Plasma Interactions with Complex Surfaces

Complex material surfaces (i.e., material surfaces with feature sizes from the micron to mm scale) interact with plasmas in unique ways that can lead to significantly improved plasma conditions and material lifetime. Since these complex material surfaces offer a broad design space across material composition and surface geometry, there are many opportunities to optimize surfaces for plasma applications from advanced space propulsion to fusion energy. Efficiently navigating this multi-variable design space requires understanding the mutual plasma-surface interactions (PMI) for a range of material and surface designs. This research has required a combination of experiments, computational models, and theory to accurately describe the coupled behavior of the material, surface and feature erosion, ion-induced and secondary electron yield, sputtering yield, geometric trapping, and plasma response.
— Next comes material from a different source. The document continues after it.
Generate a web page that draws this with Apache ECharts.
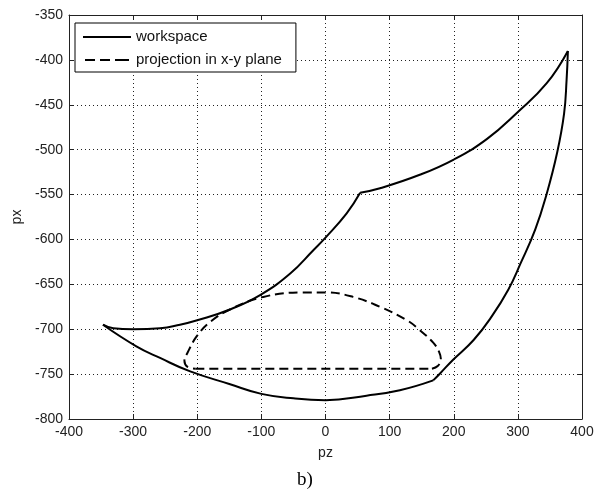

Our experiments and models have shown that properly designed complex surfaces can significantly lower both sputtering and electron yield, leading to improved plasma performance via reductions to both plasma contamination and plasma cooling. However, since these surface features erode away with time, persistent yield reduction for complex surfaces offers a significant challenge. In response to this challenge, we recently reported in Physical Review Letters the first-ever demonstration of persistent sputtering yield reduction of up to 80% throughout tens of hours of plasma exposure by using “volumetrically complex” metallic foams. An exciting result of this research effort was the discovery of a new “plasma‑infused” regime, which causes significant changes to the plasma-material interactions because the plasma infuses into the surface and transitions the plasma material interactions from superficial to volumetric phenomena. The applicability of this research in aerospace, clean energy, medicine, and related opportunities will be discussed.